Of course, a chunky dividend isn’t much good if there’s only a small chance it will actually be paid. But on this front, I don’t think OSB’s current shareholders should be worried. Assuming analysts projections are on the money, this year’s total cash return should be covered over twice by expected profit.
So, what might go wrong?
For balance, it’s worth considering how this company’s current momentum might stall or reverse and potentially put that passive income at risk of being cut. As good as the dividends are, the share price hasn’t been a stranger to volatility over the years.
The fact that OSB operates in a cyclical sector can’t be ignored. It could easily be impacted by wider economic wobbles and/or a housing market downturn. Regulatory changes could also take the shine off the investment case.
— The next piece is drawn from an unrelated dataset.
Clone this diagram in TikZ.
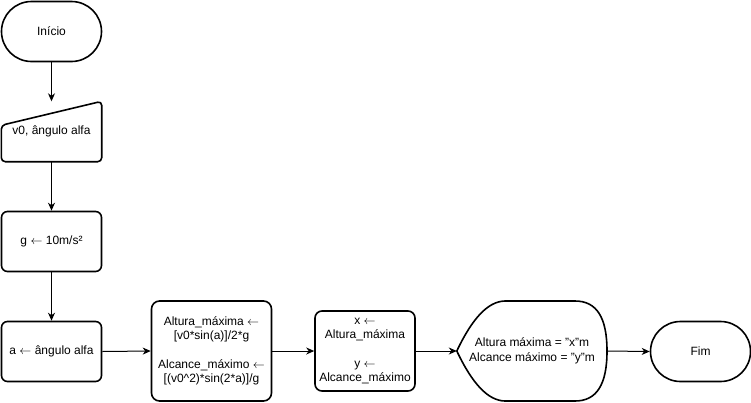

As far as the company itself is concerned, investors will want to see signs that margins aren’t being eroded and guidance is maintained. A Q3 update is due in early November.
I’d also prefer not to see so much director selling in recent months. While this is understandable given how well the shares have performed, a bit of buying wouldn’t go amiss.
Still cheap
These concerns aside, I think this stock warrants more attention from investors looking to build an income stream from the stock market. This is especially as it still only trades for the equivalent of seven times forecast earnings.
That valuation is good for stocks in the financials sector. But it smacks of a potential bargain relative to the UK shares as a whole.